**Stored data:**

○ ○ ○

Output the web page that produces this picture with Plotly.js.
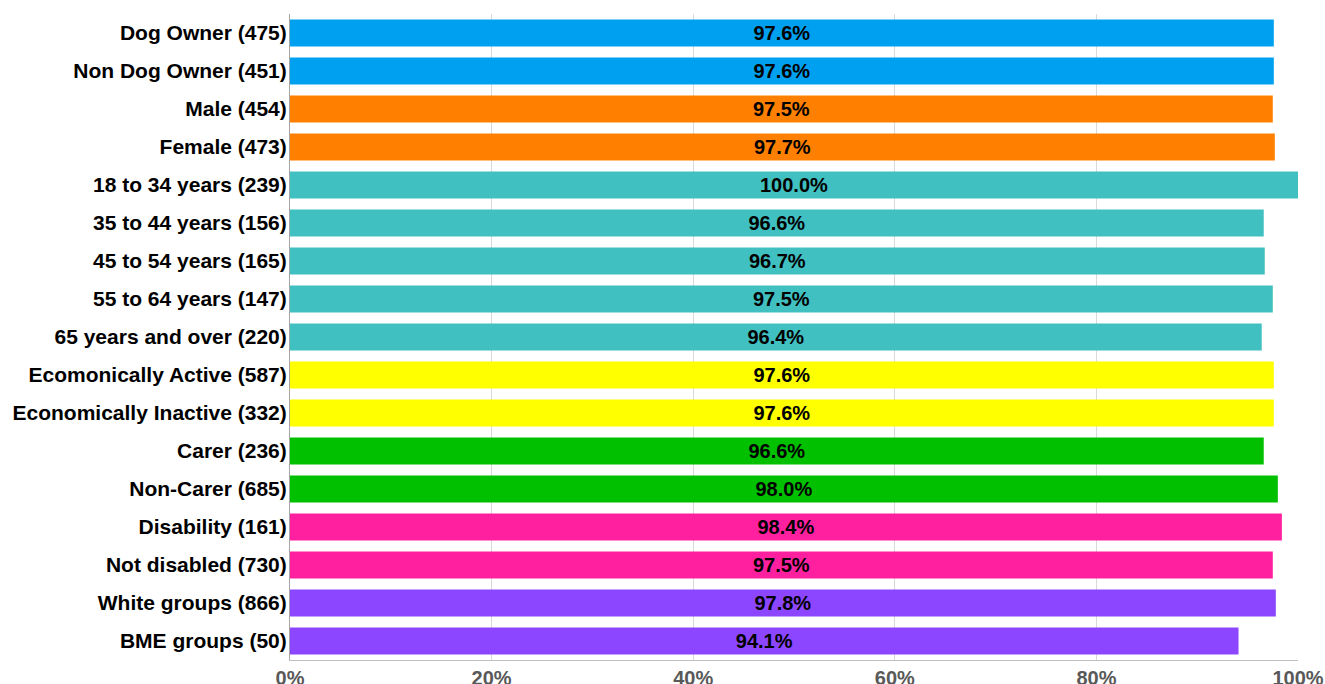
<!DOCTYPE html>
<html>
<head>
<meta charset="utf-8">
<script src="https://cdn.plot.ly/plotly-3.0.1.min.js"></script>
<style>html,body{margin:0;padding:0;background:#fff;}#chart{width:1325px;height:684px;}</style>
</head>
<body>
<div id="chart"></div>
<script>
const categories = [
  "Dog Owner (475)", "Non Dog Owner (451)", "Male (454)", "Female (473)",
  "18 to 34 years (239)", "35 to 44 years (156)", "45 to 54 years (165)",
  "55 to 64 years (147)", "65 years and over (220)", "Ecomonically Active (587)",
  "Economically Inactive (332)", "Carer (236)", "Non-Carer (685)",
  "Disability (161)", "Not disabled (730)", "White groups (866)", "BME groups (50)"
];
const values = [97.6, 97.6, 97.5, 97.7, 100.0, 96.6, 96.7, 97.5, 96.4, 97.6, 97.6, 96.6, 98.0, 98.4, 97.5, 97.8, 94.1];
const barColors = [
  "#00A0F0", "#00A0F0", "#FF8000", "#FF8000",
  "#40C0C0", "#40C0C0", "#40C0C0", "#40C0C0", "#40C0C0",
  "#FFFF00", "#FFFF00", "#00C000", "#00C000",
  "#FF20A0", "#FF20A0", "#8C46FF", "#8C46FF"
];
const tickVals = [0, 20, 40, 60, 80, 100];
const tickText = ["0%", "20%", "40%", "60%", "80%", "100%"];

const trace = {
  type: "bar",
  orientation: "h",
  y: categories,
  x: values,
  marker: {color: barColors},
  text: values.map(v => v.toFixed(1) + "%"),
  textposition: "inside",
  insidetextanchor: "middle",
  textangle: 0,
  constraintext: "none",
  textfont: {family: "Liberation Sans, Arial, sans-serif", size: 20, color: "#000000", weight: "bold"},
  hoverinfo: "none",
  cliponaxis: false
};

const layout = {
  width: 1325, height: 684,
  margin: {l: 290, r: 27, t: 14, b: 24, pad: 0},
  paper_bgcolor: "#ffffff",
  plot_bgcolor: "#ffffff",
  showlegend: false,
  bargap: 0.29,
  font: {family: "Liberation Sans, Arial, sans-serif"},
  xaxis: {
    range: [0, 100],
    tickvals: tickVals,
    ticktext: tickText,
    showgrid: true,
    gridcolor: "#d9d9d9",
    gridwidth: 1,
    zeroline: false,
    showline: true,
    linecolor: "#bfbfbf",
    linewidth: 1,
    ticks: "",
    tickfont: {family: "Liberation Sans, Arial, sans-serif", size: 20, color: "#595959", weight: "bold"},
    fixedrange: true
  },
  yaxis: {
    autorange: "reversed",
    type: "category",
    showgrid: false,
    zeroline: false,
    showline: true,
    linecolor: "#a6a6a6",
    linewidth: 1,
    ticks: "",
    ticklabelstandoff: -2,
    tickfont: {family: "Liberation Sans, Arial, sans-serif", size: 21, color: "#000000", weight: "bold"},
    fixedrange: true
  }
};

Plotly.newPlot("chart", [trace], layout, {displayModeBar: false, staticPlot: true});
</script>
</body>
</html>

○ ○ ○

**Written instruction:** Copy all the data exactly as written, but skip any picture.

**Task result:**
Output the web page that produces this picture with Plotly.js.
<!DOCTYPE html>
<html>
<head>
<meta charset="utf-8">
<script src="https://cdn.plot.ly/plotly-3.0.1.min.js"></script>
<style>html,body{margin:0;padding:0;background:#fff;}#chart{width:1325px;height:684px;}</style>
</head>
<body>
<div id="chart"></div>
<script>
const categories = [
  "Dog Owner (475)", "Non Dog Owner (451)", "Male (454)", "Female (473)",
  "18 to 34 years (239)", "35 to 44 years (156)", "45 to 54 years (165)",
  "55 to 64 years (147)", "65 years and over (220)", "Ecomonically Active (587)",
  "Economically Inactive (332)", "Carer (236)", "Non-Carer (685)",
  "Disability (161)", "Not disabled (730)", "White groups (866)", "BME groups (50)"
];
const values = [97.6, 97.6, 97.5, 97.7, 100.0, 96.6, 96.7, 97.5, 96.4, 97.6, 97.6, 96.6, 98.0, 98.4, 97.5, 97.8, 94.1];
const barColors = [
  "#00A0F0", "#00A0F0", "#FF8000", "#FF8000",
  "#40C0C0", "#40C0C0", "#40C0C0", "#40C0C0", "#40C0C0",
  "#FFFF00", "#FFFF00", "#00C000", "#00C000",
  "#FF20A0", "#FF20A0", "#8C46FF", "#8C46FF"
];
const tickVals = [0, 20, 40, 60, 80, 100];
const tickText = ["0%", "20%", "40%", "60%", "80%", "100%"];

const trace = {
  type: "bar",
  orientation: "h",
  y: categories,
  x: values,
  marker: {color: barColors},
  text: values.map(v => v.toFixed(1) + "%"),
  textposition: "inside",
  insidetextanchor: "middle",
  textangle: 0,
  constraintext: "none",
  textfont: {family: "Liberation Sans, Arial, sans-serif", size: 20, color: "#000000", weight: "bold"},
  hoverinfo: "none",
  cliponaxis: false
};

const layout = {
  width: 1325, height: 684,
  margin: {l: 290, r: 27, t: 14, b: 24, pad: 0},
  paper_bgcolor: "#ffffff",
  plot_bgcolor: "#ffffff",
  showlegend: false,
  bargap: 0.29,
  font: {family: "Liberation Sans, Arial, sans-serif"},
  xaxis: {
    range: [0, 100],
    tickvals: tickVals,
    ticktext: tickText,
    showgrid: true,
    gridcolor: "#d9d9d9",
    gridwidth: 1,
    zeroline: false,
    showline: true,
    linecolor: "#bfbfbf",
    linewidth: 1,
    ticks: "",
    tickfont: {family: "Liberation Sans, Arial, sans-serif", size: 20, color: "#595959", weight: "bold"},
    fixedrange: true
  },
  yaxis: {
    autorange: "reversed",
    type: "category",
    showgrid: false,
    zeroline: false,
    showline: true,
    linecolor: "#a6a6a6",
    linewidth: 1,
    ticks: "",
    ticklabelstandoff: -2,
    tickfont: {family: "Liberation Sans, Arial, sans-serif", size: 21, color: "#000000", weight: "bold"},
    fixedrange: true
  }
};

Plotly.newPlot("chart", [trace], layout, {displayModeBar: false, staticPlot: true});
</script>
</body>
</html>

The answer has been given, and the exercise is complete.